Brava Company's By Hands Unknown bills itself as "a collection of powerful historical dramas," seven short plays all dealing with the practice of lynching. Although the promotions state the plays were "based on eyewitness accounts," I somehow didn't realize this meant the plays were all written in the 1920s and 1930s. I hadn't thought writers of the period gave the topic much ink—as I suspect may be true of others, the Billie Holiday song "Strange Fruit" is the only anti-lynching statement I was aware of. This is probably what motivated creator Kym Gomes to dig up these seven plays, all of them "little known and largely unproduced," to give them all their due.

A hefty ensemble of 18 actors guides us through the works—there is "Aftermath," featuring a young soldier home on leave from the trenches of World War I, only to have his patriotism shaken when he finds that while he's been off "fighting for freedom" in France, his father had been lynched a year prior; his sister simply couldn't bear to tell him the news. In the heartbreaking "Safe," a young mother is just going into labor when a lynching sets up outside their house. A visiting neighbor tries to usher her away from the sight by telling her "your job is to make sure your child is safe," which leads the mother to choose extreme and sad lengths to ensure her baby boy's "safety" when he is finally born.

The force of the material, however, doesn't completely hide the age of some the material. Gomes and the cast have given themselves a tricky task—theatre conventions of the 1920s and '30s were quite different, and writing that was electrifying in 1925 sometimes reads as overwrought in 2010. The cast and directors (Harvey Huddleston and Kym Gomes) do yeoman's work, but it's not quite enough to overcome the taste of melodrama clinging to the earlier plays, and some of the works feel more like museum pieces today.

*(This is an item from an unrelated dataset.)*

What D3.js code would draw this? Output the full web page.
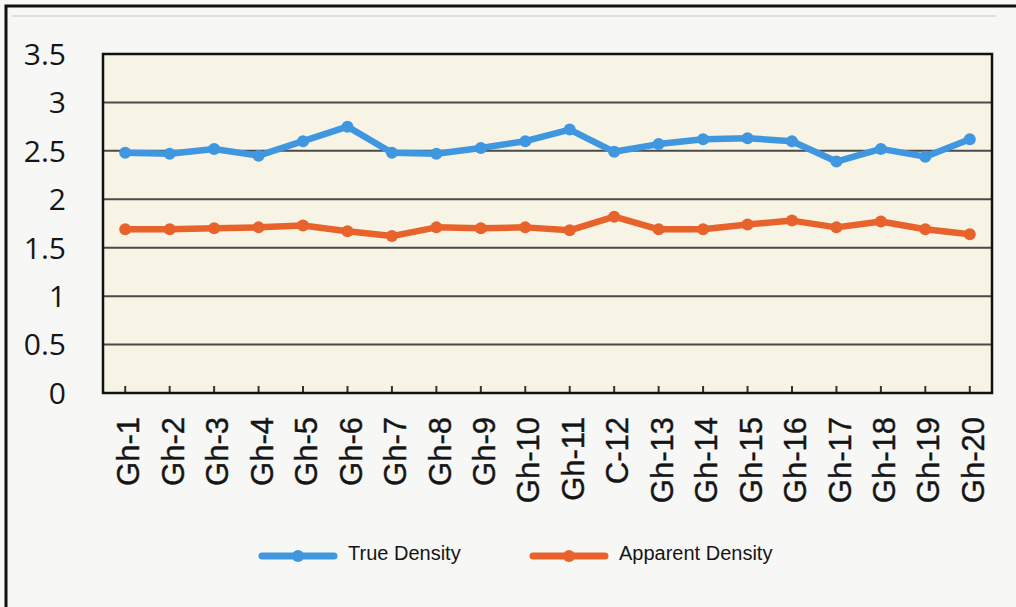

The final play, though, is striking—and Gomes adds a contemporary coda to underscore it. With his 1938 work "Kill That Bill!", playwright Robert E. Williams used transcripts from a Senate session in which several Southern Senators filibustered to block a proposed anti-lynching law. The cast seems to have great fun with this work, giving the Senators real moustache-twirling nastiness; but at the play's end, Gomes screens clips from a recent Senate press conference held to announce an official "Lynching Victims Senate Apology Resolution." Mary Landrieu (D-Louisiana) and John Kerry (D-Massachusetts) explain that 200 such bills were presented before Congress between 1880 and the 1950s, and all were voted down, largely blocked by the Senate; in 2005 the Senate issued a formal apology for their failure to act, and the cast assembles onstage at the end of the play to recite it. The fullest impact of this moment didn't hit me until I got home, however, and looked up the resolution—even though the Senate apologized for past failures, there still is no anti-lynching law in this country to this day, and I honestly wonder why.